Per 247Sports’ Composite rankings, Young is tied for the 20th-ranked player on the recruiting service’s boards all time; he has a .9994 rating out of a possible 1.0. He’s tied with Alabama offensive linemen Andre Smith (2006) and Cyrus Kouandjio (2011) as Saban’s highest-rated recruit of all time.
Despite his label, Young considers himself more of a traditional quarterback.
“People in the (NFL), the Lamar Jacksons, Kyler Murrays, the Baker Mayfields, people like that are really pushing the envelope of what dual-threat means,” Young said in a 2019 interview with USA Today High School Sports. “People think a dual-threat is someone who can, a running back that can throw a little bit … but really dual-threat should mean, and it does mean in my mind, someone who has the ability that can really do both as far as extending plays and run the ball but is still a passer.”
Young comes from a school with an impressive QB lineage
Young’s was a prolific high school career: Per his Alabama football bio, he threw for 13,250 yards and 152 touchdowns (to just 18 interceptions) and rushed for 1,084 rushing yards and 26 more scores, accounting for 178 career high school touchdowns. Tagovailoa had 8,158 passing yards and 84 touchdowns at Saint Louis School (Honolulu), adding 1,727 rushing yards and 27 touchdowns for 111 high school touchdowns.

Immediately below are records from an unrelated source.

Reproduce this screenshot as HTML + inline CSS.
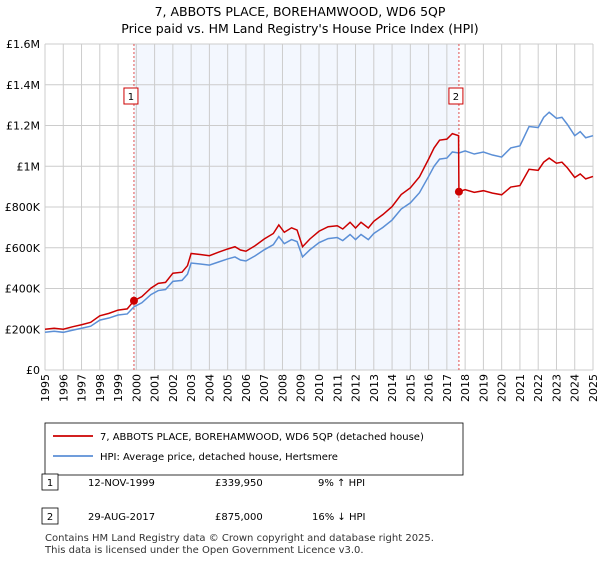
<!DOCTYPE html>
<html><head><meta charset="utf-8"><style>
body{margin:0;background:#fff;font-family:"DejaVu Sans","Liberation Sans",sans-serif;}
svg text{font-family:"DejaVu Sans","Liberation Sans",sans-serif;}
</style></head><body>
<svg width="600" height="560" xmlns="http://www.w3.org/2000/svg">
<text x="300" y="16" text-anchor="middle" font-size="12.5">7, ABBOTS PLACE, BOREHAMWOOD, WD6 5QP</text>
<text x="300" y="33" text-anchor="middle" font-size="12.5">Price paid vs. HM Land Registry's House Price Index (HPI)</text>
<g id="plot"></g>
<g>
<rect x="45" y="423" width="418" height="52" fill="#fff" stroke="#000" stroke-width="0.8"/>
<line x1="53" y1="436" x2="93" y2="436" stroke="#cc0000" stroke-width="1.8"/>
<text x="100" y="440" font-size="10">7, ABBOTS PLACE, BOREHAMWOOD, WD6 5QP (detached house)</text>
<line x1="53" y1="456" x2="93" y2="456" stroke="#5b8fd6" stroke-width="1.8"/>
<text x="100" y="460" font-size="10">HPI: Average price, detached house, Hertsmere</text>
</g>
<g font-size="10">
<rect x="42" y="474" width="16" height="16" fill="#fff" stroke="#000" stroke-width="0.8"/><text x="50" y="486" text-anchor="middle">1</text>
<text x="88" y="486">12-NOV-1999</text><text x="215" y="486">£339,950</text><text x="318" y="486">9% ↑ HPI</text>
<rect x="42" y="508" width="16" height="16" fill="#fff" stroke="#000" stroke-width="0.8"/><text x="50" y="520" text-anchor="middle">2</text>
<text x="88" y="520">29-AUG-2017</text><text x="215" y="520">£875,000</text><text x="312" y="520">16% ↓ HPI</text>
</g>
<text x="45" y="541" font-size="10" fill="#333">Contains HM Land Registry data © Crown copyright and database right 2025.</text>
<text x="45" y="553" font-size="10" fill="#333">This data is licensed under the Open Government Licence v3.0.</text>
</svg>
<script>
const dates=[1995.0,1995.5,1996.0,1996.5,1997.0,1997.5,1998.0,1998.5,1999.0,1999.5,1999.87,2000.3,2000.8,2001.2,2001.6,2002.0,2002.5,2002.8,2003.0,2003.5,2004.0,2004.5,2005.0,2005.4,2005.7,2006.0,2006.5,2007.0,2007.5,2007.8,2008.1,2008.5,2008.8,2009.1,2009.5,2010.0,2010.5,2011.0,2011.3,2011.7,2012.0,2012.3,2012.7,2013.0,2013.5,2014.0,2014.5,2015.0,2015.5,2016.0,2016.3,2016.6,2017.0,2017.3,2017.66,2018.0,2018.5,2019.0,2019.5,2020.0,2020.5,2021.0,2021.5,2022.0,2022.3,2022.6,2023.0,2023.3,2023.6,2024.0,2024.3,2024.6,2025.0];
const hpi=[185,190,185,195,205,215,245,255,270,275,310,330,370,390,395,435,440,470,525,520,515,530,545,555,540,535,560,590,615,655,620,640,630,555,590,625,645,650,635,665,640,665,640,670,700,736,790,820,870,950,1000,1035,1040,1070,1065,1075,1060,1070,1055,1045,1090,1100,1195,1190,1240,1265,1235,1240,1205,1150,1170,1140,1150];
const priceDates=[1995.0,1995.5,1996.0,1996.5,1997.0,1997.5,1998.0,1998.5,1999.0,1999.5,1999.87,2000.3,2000.8,2001.2,2001.6,2002.0,2002.5,2002.8,2003.0,2003.5,2004.0,2004.5,2005.0,2005.4,2005.7,2006.0,2006.5,2007.0,2007.5,2007.8,2008.1,2008.5,2008.8,2009.1,2009.5,2010.0,2010.5,2011.0,2011.3,2011.7,2012.0,2012.3,2012.7,2013.0,2013.5,2014.0,2014.5,2015.0,2015.5,2016.0,2016.3,2016.6,2017.0,2017.3,2017.64,2017.66,2018.0,2018.5,2019.0,2019.5,2020.0,2020.5,2021.0,2021.5,2022.0,2022.3,2022.6,2023.0,2023.3,2023.6,2024.0,2024.3,2024.6,2025.0];
const price=[200,205,200,212,222,234,266,278,294,300,340,360,402,425,430,475,480,512,572,567,561,578,594,605,589,583,610,643,670,712,676,698,687,605,643,681,703,708,692,725,697,725,697,730,763,802,861,894,948,1035,1090,1128,1133,1160,1150,875,885,872,880,868,860,898,905,985,980,1020,1040,1015,1020,992,945,962,938,950];
const sales=[{d:1999.87,v:339.95,n:"1"},{d:2017.66,v:875,n:"2"}];
const yTicks=[0,200,400,600,800,1000,1200,1400,1600];
const yLabels=["£0","£200K","£400K","£600K","£800K","£1M","£1.2M","£1.4M","£1.6M"];
const years=[1995,1996,1997,1998,1999,2000,2001,2002,2003,2004,2005,2006,2007,2008,2009,2010,2011,2012,2013,2014,2015,2016,2017,2018,2019,2020,2021,2022,2023,2024,2025];
const X0=45,X1=593,Y0=370,Y1=44;
const xs=d=>X0+(d-1995)/30*(X1-X0);
const ys=v=>Y0-v/1600*(Y0-Y1);
const g=document.getElementById('plot');const NS="http://www.w3.org/2000/svg";
function mk(t,a,p){const e=document.createElementNS(NS,t);for(const k in a)e.setAttribute(k,a[k]);(p||g).appendChild(e);return e;}
let e=mk('rect',{x:xs(sales[0].d),y:Y1,width:xs(sales[1].d)-xs(sales[0].d),height:Y0-Y1,fill:'#eef3fd',opacity:0.7});


years.forEach(y=>{const l=mk('line',{x1:xs(y),x2:xs(y),y1:Y1,y2:Y0,stroke:'#cccccc','stroke-width':1});


const t=mk('text',{x:0,y:0,'font-size':11,'text-anchor':'end',transform:`translate(${xs(y)+4},${Y0+4}) rotate(-90)`});t.textContent=y;

});
yTicks.forEach((v,i)=>{const l=mk('line',{x1:X0,x2:X1,y1:ys(v),y2:ys(v),stroke:'#cccccc','stroke-width':1});


const t=mk('text',{x:40,y:ys(v)+4,'font-size':11,'text-anchor':'end'});t.textContent=yLabels[i];

});
sales.forEach(s=>{const l=mk('line',{x1:xs(s.d),x2:xs(s.d),y1:Y1,y2:Y0,stroke:'#e05050','stroke-width':1,'stroke-dasharray':'2,2'});

});
let p=mk('polyline',{points:dates.map((d,i)=>xs(d)+','+ys(hpi[i])).join(' '),fill:'none',stroke:'#5b8fd6','stroke-width':1.5});


p=mk('polyline',{points:priceDates.map((d,i)=>xs(d)+','+ys(price[i])).join(' '),fill:'none',stroke:'#cc0000','stroke-width':1.5});


sales.forEach(s=>{const c=mk('circle',{cx:xs(s.d),cy:ys(s.v),r:4,fill:'#cc0000'});


const r=mk('rect',{x:xs(s.d)-10,y:88,width:14,height:16,fill:'#fff',stroke:'#cc0000','stroke-width':1});


const t=mk('text',{x:xs(s.d)-3,y:100,'font-size':10,'text-anchor':'middle'});t.textContent=s.n;

});
</script>
</body></html>
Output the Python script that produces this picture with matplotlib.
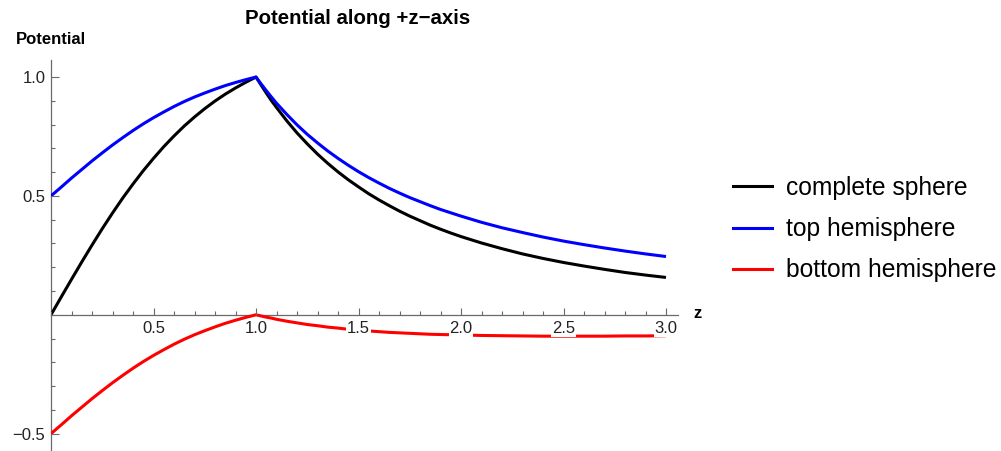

That Young could put together that stat line is impressive. That he could do that at Mater Dei High School (Santa Ana, Calif.) makes it astounding. The school has been a quarterback factory, producing such talents as Todd Marinovich, Matt Leinart, Matt Barkley, John Huarte and JT Daniels.
Among that group, Young ranks first all time in passing yards, completion percentage (70.6) and second in passing touchdowns.
He played against the country’s top high school talent
Young played some of the nation’s top teams — and defenses — at Mater Dei. The 2020 MVP of the Army All-American Bowl played such teams as Centennial (Peoria, Ariz.) and St. Frances Academy (Baltimore).
That includes one future Clemson commit in D.J. Uiagalelei, who faced off against Young in the 2019 California Interscholastic Federation-Southern Section Division 1 championship game. In that game, Uiagalelei led St. John Bosco (Bellflower, Calif.) from a 28-5 deficit to a 39-34 win over Mater Dei. Young threw for 405 yards and five touchdowns in that game, but also a season-high three interceptions and a fumble at the end of the game.
Can we expect those two to face off a couple times in college?
Young nearly committed to USC
Mater Dei has been a longtime funnel of quarterbacks to the Trojans program; it was nearly the same for Young, who was a USC commit for 14 months before flipping his commitment to Alabama in September 2019. He was staunch in his commitment to the Tide once he flipped, and remains an enticing piece to the team’s offensive future.